One thing is becoming increasingly clear to me: that You cannot help us, that we must help You to help ourselves. And that is all we can manage these days and also all that really matters: that we safeguard that little piece of You, God, in ourselves. And perhaps in others as well.

What I hadn’t known was that Etty chose to go to Westerbork, the camp in northern Holland from where Jews were sent east, despite several offers to hide her. She refused to be parted from her people; she went willingly because she wanted ‘to give some of those parched thousands just one sip of water.’

‘I love people so much,’ she reflected at the close of one of her days there, telling her friend Jopie:

It all comes down to the same thing: life is beautiful. And I believe in God, And I want to be right there in the thick of what people call ‘horror’ and still be able to say: life is beautiful. (8 October 1942)

The horror was all too real, as her letters from Westerbork prove. But so was the humanity with which she refused to cede to the cruelty around her. So too was the kindness with which she affirmed the preciousness of life. If that counts as beauty, she achieved exactly what she intended.

She certainly lived out Isaiah’s creed of hope and faith, the very core of Judaism, even in what she couldn’t help but describe as ‘hell.’

Together she and he bequeath to us faith’s unyielding determination, the unceasing commitment to righteousness and compassion, the belief that the world should and can be different, and that you and I must help to make it so.

I wish everyone Chag Sameach

I wish everyone Chag Sameach.

In these difficult times we draw strength from the depth of our faith and tradition.

The Haggadah tells the story of me’avdut lecherut, the journey from slavery to freedom. Into its ancient account we weave our narratives of now and find solidarity across tens of generations.

The struggle to maintain freedom is taking place today in Ukraine, in very different ways on the streets of Israel, and wherever in the world people strive to act with justice, behave with decency, and honour God’s image in every human being.

The values we affirm are simple: life matters, every person matters, justice matters, equality matters, kindness matters. We believe these to be the values God cares about because God is not the yes-man of tyrants, but weeps with all who suffer, whoever they are, and longs for redemption.

These are difficult times, but it is not difficult to know against what we must stand and be counted: tyranny, falsehood, injustice, cruelty, and the degradation of any human being anywhere.

These are difficult times, but it is not difficult to know for what we must stand: truth and integrity, Torat Tsedek – the rule of justice, Torat Chesed – the law of compassion, and the dignity of every person.

This Seder night we take courage from the generations who have gone before us and upheld these same values through other troubled years. We draw courage from the millions of fellow Jews and people of all faiths and nations who, at this very time, stand together with us in striving to live by these ancient, timeless and essential values.

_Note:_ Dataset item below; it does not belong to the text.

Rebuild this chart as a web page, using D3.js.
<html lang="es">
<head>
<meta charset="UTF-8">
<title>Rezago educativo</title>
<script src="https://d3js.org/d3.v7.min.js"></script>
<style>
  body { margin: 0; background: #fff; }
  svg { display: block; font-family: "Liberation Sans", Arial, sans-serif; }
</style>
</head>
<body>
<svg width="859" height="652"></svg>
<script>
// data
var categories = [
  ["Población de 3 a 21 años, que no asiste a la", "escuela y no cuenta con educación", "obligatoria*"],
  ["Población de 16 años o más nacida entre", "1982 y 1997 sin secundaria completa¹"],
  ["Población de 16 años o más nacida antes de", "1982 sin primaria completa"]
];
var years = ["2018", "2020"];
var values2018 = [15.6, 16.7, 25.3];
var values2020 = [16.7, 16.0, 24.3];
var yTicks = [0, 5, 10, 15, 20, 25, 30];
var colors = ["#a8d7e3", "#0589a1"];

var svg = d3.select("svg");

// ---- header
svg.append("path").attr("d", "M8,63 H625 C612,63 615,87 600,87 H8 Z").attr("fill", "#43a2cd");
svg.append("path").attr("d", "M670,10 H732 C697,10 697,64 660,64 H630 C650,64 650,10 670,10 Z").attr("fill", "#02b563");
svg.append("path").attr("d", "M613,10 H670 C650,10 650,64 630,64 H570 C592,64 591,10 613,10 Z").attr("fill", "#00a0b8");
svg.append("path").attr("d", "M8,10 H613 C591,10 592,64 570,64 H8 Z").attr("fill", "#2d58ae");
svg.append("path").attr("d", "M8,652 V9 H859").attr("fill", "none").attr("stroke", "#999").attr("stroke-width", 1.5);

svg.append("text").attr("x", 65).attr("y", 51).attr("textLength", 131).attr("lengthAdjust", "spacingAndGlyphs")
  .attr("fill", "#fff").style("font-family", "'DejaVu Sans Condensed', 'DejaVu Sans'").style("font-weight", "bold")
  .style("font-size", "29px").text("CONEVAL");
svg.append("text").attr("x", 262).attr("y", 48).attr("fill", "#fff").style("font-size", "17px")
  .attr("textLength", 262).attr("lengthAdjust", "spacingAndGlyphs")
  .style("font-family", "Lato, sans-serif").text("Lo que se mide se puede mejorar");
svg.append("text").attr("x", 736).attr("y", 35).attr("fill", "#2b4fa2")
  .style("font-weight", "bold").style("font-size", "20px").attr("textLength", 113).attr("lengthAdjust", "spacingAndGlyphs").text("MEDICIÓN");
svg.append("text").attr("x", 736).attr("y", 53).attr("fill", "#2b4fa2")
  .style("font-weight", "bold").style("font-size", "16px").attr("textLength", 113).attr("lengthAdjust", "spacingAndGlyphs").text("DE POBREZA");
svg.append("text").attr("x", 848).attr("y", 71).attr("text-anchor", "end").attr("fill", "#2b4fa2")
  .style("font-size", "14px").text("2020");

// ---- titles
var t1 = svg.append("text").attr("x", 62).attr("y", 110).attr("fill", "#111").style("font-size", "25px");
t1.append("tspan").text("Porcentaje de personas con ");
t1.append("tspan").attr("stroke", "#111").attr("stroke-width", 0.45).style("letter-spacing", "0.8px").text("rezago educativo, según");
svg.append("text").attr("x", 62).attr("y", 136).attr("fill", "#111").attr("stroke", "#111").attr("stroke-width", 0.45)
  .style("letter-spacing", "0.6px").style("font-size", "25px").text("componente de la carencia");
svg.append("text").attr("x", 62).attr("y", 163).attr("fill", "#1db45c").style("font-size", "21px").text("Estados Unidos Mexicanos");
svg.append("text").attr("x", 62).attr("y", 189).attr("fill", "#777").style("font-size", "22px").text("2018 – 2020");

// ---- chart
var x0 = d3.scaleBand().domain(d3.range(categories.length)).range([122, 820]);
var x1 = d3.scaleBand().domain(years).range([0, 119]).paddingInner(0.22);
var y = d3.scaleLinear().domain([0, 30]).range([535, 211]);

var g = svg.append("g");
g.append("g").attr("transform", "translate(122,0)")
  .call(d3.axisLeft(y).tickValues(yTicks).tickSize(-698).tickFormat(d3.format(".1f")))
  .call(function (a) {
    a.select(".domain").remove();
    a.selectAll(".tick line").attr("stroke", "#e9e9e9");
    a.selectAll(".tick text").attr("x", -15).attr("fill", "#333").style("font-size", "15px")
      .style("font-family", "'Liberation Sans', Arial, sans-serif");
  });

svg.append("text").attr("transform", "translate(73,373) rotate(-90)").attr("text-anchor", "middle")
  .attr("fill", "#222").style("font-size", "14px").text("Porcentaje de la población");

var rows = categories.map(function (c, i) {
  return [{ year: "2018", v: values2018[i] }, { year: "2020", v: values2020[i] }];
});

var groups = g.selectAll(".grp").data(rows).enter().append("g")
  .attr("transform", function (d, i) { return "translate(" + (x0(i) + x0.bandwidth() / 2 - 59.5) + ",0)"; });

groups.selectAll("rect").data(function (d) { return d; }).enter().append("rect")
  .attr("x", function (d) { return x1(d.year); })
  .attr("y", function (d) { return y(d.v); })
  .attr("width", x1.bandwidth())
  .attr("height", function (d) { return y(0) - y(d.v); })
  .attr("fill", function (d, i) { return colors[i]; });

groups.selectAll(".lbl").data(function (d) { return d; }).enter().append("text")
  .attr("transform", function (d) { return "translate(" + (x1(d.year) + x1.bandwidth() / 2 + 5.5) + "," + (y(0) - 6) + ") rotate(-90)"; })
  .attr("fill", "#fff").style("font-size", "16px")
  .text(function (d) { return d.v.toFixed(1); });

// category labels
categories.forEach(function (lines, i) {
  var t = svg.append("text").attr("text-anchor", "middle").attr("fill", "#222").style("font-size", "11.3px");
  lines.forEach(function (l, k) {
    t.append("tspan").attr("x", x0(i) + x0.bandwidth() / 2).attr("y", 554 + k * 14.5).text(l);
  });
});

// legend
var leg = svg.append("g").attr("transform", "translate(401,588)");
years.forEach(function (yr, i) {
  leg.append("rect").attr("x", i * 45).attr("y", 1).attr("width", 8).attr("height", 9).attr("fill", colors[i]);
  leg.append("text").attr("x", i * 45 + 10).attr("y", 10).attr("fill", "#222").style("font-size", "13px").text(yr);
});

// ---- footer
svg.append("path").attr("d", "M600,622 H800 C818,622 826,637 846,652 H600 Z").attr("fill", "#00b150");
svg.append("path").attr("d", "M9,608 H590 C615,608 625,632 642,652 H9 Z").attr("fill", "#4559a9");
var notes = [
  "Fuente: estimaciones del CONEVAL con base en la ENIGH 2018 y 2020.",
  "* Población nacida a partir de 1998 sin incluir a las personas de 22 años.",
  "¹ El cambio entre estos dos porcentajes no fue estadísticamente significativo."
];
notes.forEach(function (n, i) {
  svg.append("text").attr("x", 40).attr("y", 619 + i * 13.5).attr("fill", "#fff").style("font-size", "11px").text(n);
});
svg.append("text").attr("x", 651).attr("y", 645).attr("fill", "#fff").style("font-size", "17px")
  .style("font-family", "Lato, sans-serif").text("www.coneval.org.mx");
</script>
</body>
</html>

May God give us strength and bless all the world with peace.

 

Chag Sameach

What the matzah says

‘Come in and mill it yourselves:’ Nicky and I were in Jerusalem’s Me’ah She’arim, in a courtyard so well hidden we had to ask three times before we found it. Everything was covered in white dust, except that this wasn’t dust but kosher-for-Passover matzah flour. ‘It’s a mitzvah to grind the wheat yourselves,’ said the Hasid in charge. Sadly, on this occasion we couldn’t stay, but, as the saying goes, ‘Next year in Jerusalem.’

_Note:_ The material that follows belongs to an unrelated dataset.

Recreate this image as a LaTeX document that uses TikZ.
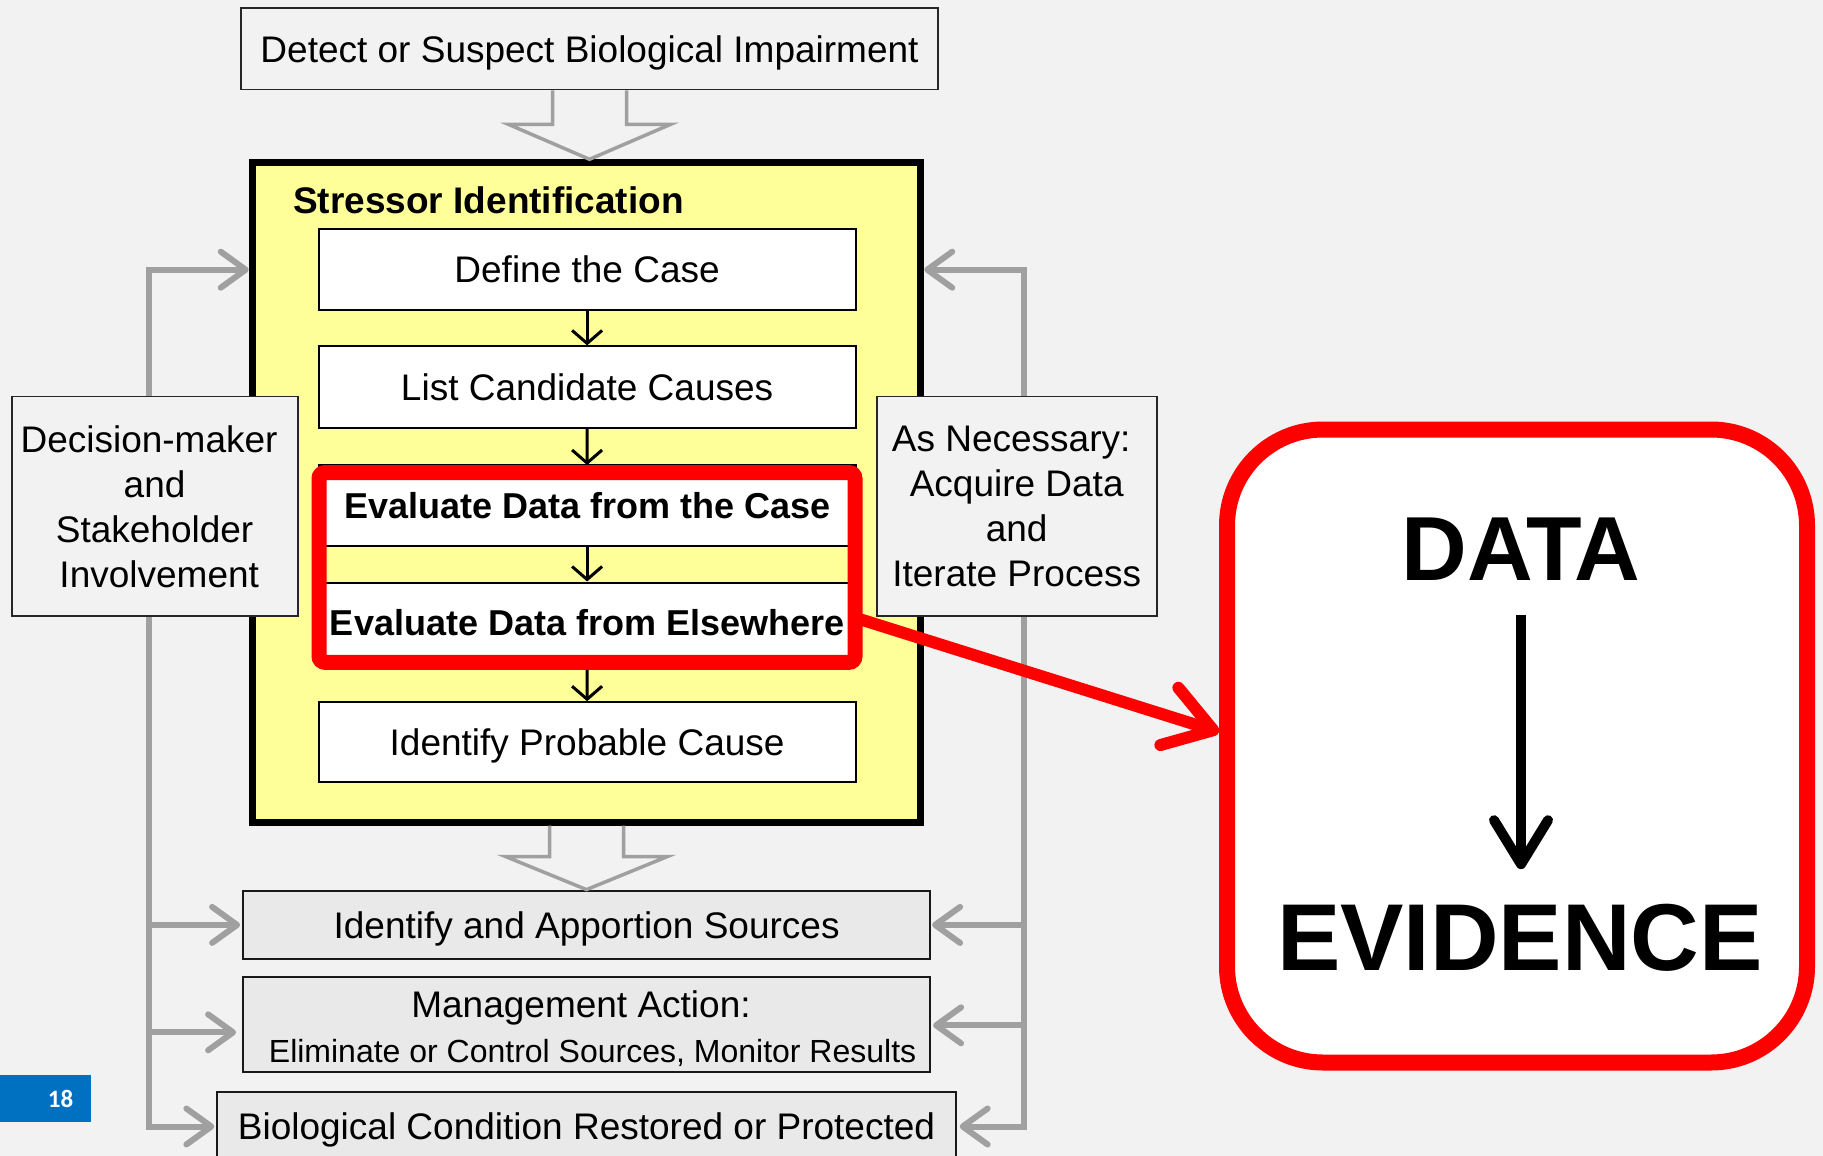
\documentclass[tikz,border=0pt]{standalone}
\usepackage{fontspec}
\setmainfont{Liberation Sans}
\newfontfamily\numfont{Carlito}
\usetikzlibrary{arrows.meta,calc}

\definecolor{pagebg}{HTML}{F2F2F2}
\definecolor{lowfill}{HTML}{E9E9E9}
\definecolor{siyellow}{HTML}{FFFF99}
\definecolor{fbgray}{HTML}{A0A0A0}
\definecolor{hlred}{HTML}{FF0000}
\definecolor{slideblue}{HTML}{0070C0}

\begin{document}
\begin{tikzpicture}[x=1pt,y=-1pt,
  txt/.style={font=\fontsize{37}{45}\selectfont},
  % centre single lines on their capital height
  capcenter/.style={text height=#1, text depth=0pt},
  capcenter/.default=26.5pt,
  boldtxt/.style={font=\bfseries\fontsize{36}{43}\selectfont, capcenter=25.8pt},
  plainbox/.style={draw=black!85, line width=1.8, fill=pagebg, inner sep=0, txt, capcenter},
  stepbox/.style={draw=black, line width=2, fill=white, inner sep=0,
    minimum width=537.2, minimum height=81.4, txt, capcenter},
  lowbox/.style={draw=black!90, line width=2, fill=lowfill, inner sep=0, txt, capcenter},
  sidebox/.style={draw=black!85, line width=1.8, fill=pagebg, inner sep=0,
    align=center, txt},
  steparrow/.style={draw=black, line width=3,
    -{Straight Barb[length=13pt,width=30pt]}},
  blockarrow/.style={draw=fbgray, line width=3.5, line join=miter},
  fb/.style={draw=fbgray, line width=6,
    -{Straight Barb[length=25pt,width=36pt,round]}},
  redarrow/.style={draw=hlred, line width=12, line cap=round,
    -{Straight Barb[length=46pt,width=60pt,round]}}
]
% page
\fill[pagebg] (0,0) rectangle (1823,1156);
\useasboundingbox (0,0) rectangle (1823,1156);
\clip (0,0) rectangle (1823,1156);

% top box
\node[plainbox, minimum width=697.5, minimum height=81.4] (detect) at (589.5,48.8)
  {Detect or Suspect Biological Impairment};

% stressor identification frame
\node[draw=black, line width=7, fill=siyellow, inner sep=0,
  minimum width=668.5, minimum height=659.2] (si) at (586.5,492.4) {};
\node[anchor=west, inner sep=0, capcenter, font=\bfseries\fontsize{37}{45}\selectfont] (sititle)
  at (293,200) {Stressor Identification};

\node[stepbox] (define) at (587.1,269.7) {Define the Case};
\node[stepbox] (list) at (587.1,387.1) {List Candidate Causes};
\node[stepbox, boldtxt] (evcase) at (587.1,505.7) {Evaluate Data from the Case};
\node[stepbox, boldtxt, minimum height=80.2] (evelse) at (587.1,622.6) {Evaluate Data from Elsewhere};
\node[stepbox, minimum height=80.2] (probable) at (587.1,742.3) {Identify Probable Cause};

% highlight around the two evaluation steps
\node[draw=hlred, line width=15, rounded corners=6, inner sep=0,
  minimum width=536, minimum height=189.8] (focus) at (587,567.4) {};

\draw[steparrow] (define) -- (list);
\draw[steparrow] (list) -- (focus);
\draw[steparrow] (evcase) -- (evelse);
\draw[steparrow] (focus) -- (probable);

% lower steps
\node[lowbox, minimum width=687, minimum height=68.6] (ia) at (586.6,924.9)
  {Identify and Apportion Sources};
\node[lowbox, minimum width=687, minimum height=95.3] (ma) at (586.6,1024.3) {};
\node[inner sep=0, txt, capcenter] (matitle) at (581,1004.5) {Management Action:};
\node[inner sep=0, capcenter=22.9pt, font=\fontsize{32}{38}\selectfont] (matext) at (592.6,1051)
  {Eliminate or Control Sources, Monitor Results};
\node[lowbox, anchor=north, minimum width=738.3, minimum height=70] (bio) at (586.5,1090.5)
  {Biological Condition Restored or Protected};

% hollow block arrows
\draw[blockarrow] ($(detect.south)+(-37,0)$) -- ++(0,34) -- ++(-44,0)
  -- (detect.south |- si.north) -- ($(detect.south)+(81,34)$) -- ++(-44,0) -- ++(0,-34);
\draw[blockarrow] ($(si.south)+(-37,0)$) -- ++(0,31) -- ++(-44,0)
  -- (si.south |- ia.north) -- ($(si.south)+(81,31)$) -- ++(-44,0) -- ++(0,-31);

% side boxes
\node[sidebox, minimum width=286, minimum height=219.8] (dm) at (154.6,506.3)
  {Decision-maker\hspace*{.3em}\\and\hspace*{.3em}\\Stakeholder\\\hspace*{.25em}Involvement};
\node[sidebox, minimum width=280.2, minimum height=219.8] (an) at (1016.7,506.3)
  {As Necessary:\hspace*{.3em}\\Acquire Data\hspace*{.3em}\\and\hspace*{.3em}\\Iterate Process};

% feedback loops
\coordinate (ltrunk) at ([xshift=-5.8]dm.south);
\coordinate (rtrunk) at ([xshift=7.6]an.south);
\coordinate (mal) at ([yshift=-8]ma.west);
\coordinate (mar) at ([yshift=-1]ma.east);

\draw[fb] ([xshift=-5.8]dm.north) |- (si.west |- define.center);
\draw[fb] ([xshift=7.6]an.north) |- (si.east |- define.center);

\draw[fb, shorten >=2] (ltrunk) |- (bio.west);
\draw[fb, shorten >=2] (ltrunk |- ia.west) -- (ia.west);
\draw[fb, shorten >=6] (ltrunk |- mal) -- (mal);
\draw[fb, shorten >=3] (rtrunk) |- (bio.east);
\draw[fb, shorten >=1] (rtrunk |- ia.east) -- (ia.east);
\draw[fb, shorten >=2] (rtrunk |- mar) -- (mar);

% data to evidence panel
\node[draw=hlred, line width=16, fill=white, rounded corners=96, inner sep=0,
  minimum width=580, minimum height=633] (ev) at (1517,746) {};
\draw[redarrow] ([yshift=-52.6]focus.east) -- ([yshift=14]ev.west);

\node[inner sep=0, font=\bfseries\fontsize{91}{91}\selectfont] (data) at (1521,548.7) {DATA};
\node[inner sep=0, font=\bfseries\fontsize{95}{95}\selectfont] (evid) at (1520,938) {EVIDENCE};
\draw[line width=10, -{Straight Barb[length=44pt,width=54pt,round]},
  shorten <=35, shorten >=35] (data.south) -- (data.south |- evid.north);

% slide number
\node[fill=slideblue, inner sep=0, minimum width=90.7, minimum height=46.5] (pg) at (45.35,1098.6) {};
\node[inner sep=0, text=white, font=\numfont\bfseries\fontsize{25}{25}\selectfont] (pgnum)
  at (60.6,1099.3) {18};
\end{tikzpicture}
\end{document}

I love it when I bake my own matzah; everyone else loves it when I refrain. This year, when I can neither bake nor mill, I can at least mull, and there’s much to consider about what the matzah at the Seder means.

Firstly, there’s the question of whether it’s the bread of slavery or freedom. At the start of the Seder we say, ‘This is the bread of affliction our ancestors ate in Egypt,’ yet later we describe it as the flatbread baked hastily in liberty’s first flush. Which is it? Both, explains Rebbe Yehudah Aryeh-Leib of Ger, because only by remembering the cruelties of slavery can we appreciate the significance of freedom. Otherwise we’re liable to take it for granted, forget the sufferings of others and squander our own privileges, – until we realise once again how precious freedom is and demonstrate in the streets in its defence.

Then there’s the Torah’s description of matzah as lechem oni, which intrigued the Talmudic rabbis. Oni sounds like oneh, ‘respond’, making matzah the bread of question-and-answer, the food of curiosity. ‘Investigate. Figure things out for yourself. Take responsibility for what you communicate,’ wrote Timothy Snyder in his 2017 masterpiece On Tyranny. Don’t rely on social media. Shun the dominion of fake news, the totalitarianism of lies. This too is essential in the defence of liberty.

But oni might equally derive from ani, poor. The Talmud explains: society must work as a team to support the poor just as matzah needs teamwork to make it kosher. Matzah, then, is the bread of society. Therefore I need to know who provided me with it, alongside Rakusens, and God ‘who brings forth bread from the earth.’ Remember where the wealth of nations comes from, wrote David Olusoga in Cotton Capital. Consumer culture tends to forget those whose lives and homelands are consumed in its making. Let matzah, then, be our bread of tzedakah, social and environmental justice.

But no name for matzah is as unlikely as that of the Jewish mystics: lachma de’asvatah, the bread of health. Many stomachs strongly disagree. Maybe, though, this is what the mystics meant: matzah’s made of flour and water, nothing else. There’s no yeast, oil, egg or sugar, not even any salt. Matzah’s simple; simplicity brings clarity and clarity leads to healing. Perhaps there’s an answer to why we’re here on earth which cuts through the complication and confusion: to serve not tyranny but freedom, not tyrants but the presence of God in all persons and all life.

Finally, a thought about process. Matzah can only be made out of the same five kinds of flour from which bread is baked: wheat, barley, oats, spelt or rye. What’s different about matzah isn’t the ‘what’ but the ‘how’. It’s as if the matzah says ‘We can do this a different way.’ That’s a message desperately needed across our world today.

I wish us all a happy and worthwhile Pesach and a year in which we truly value freedom.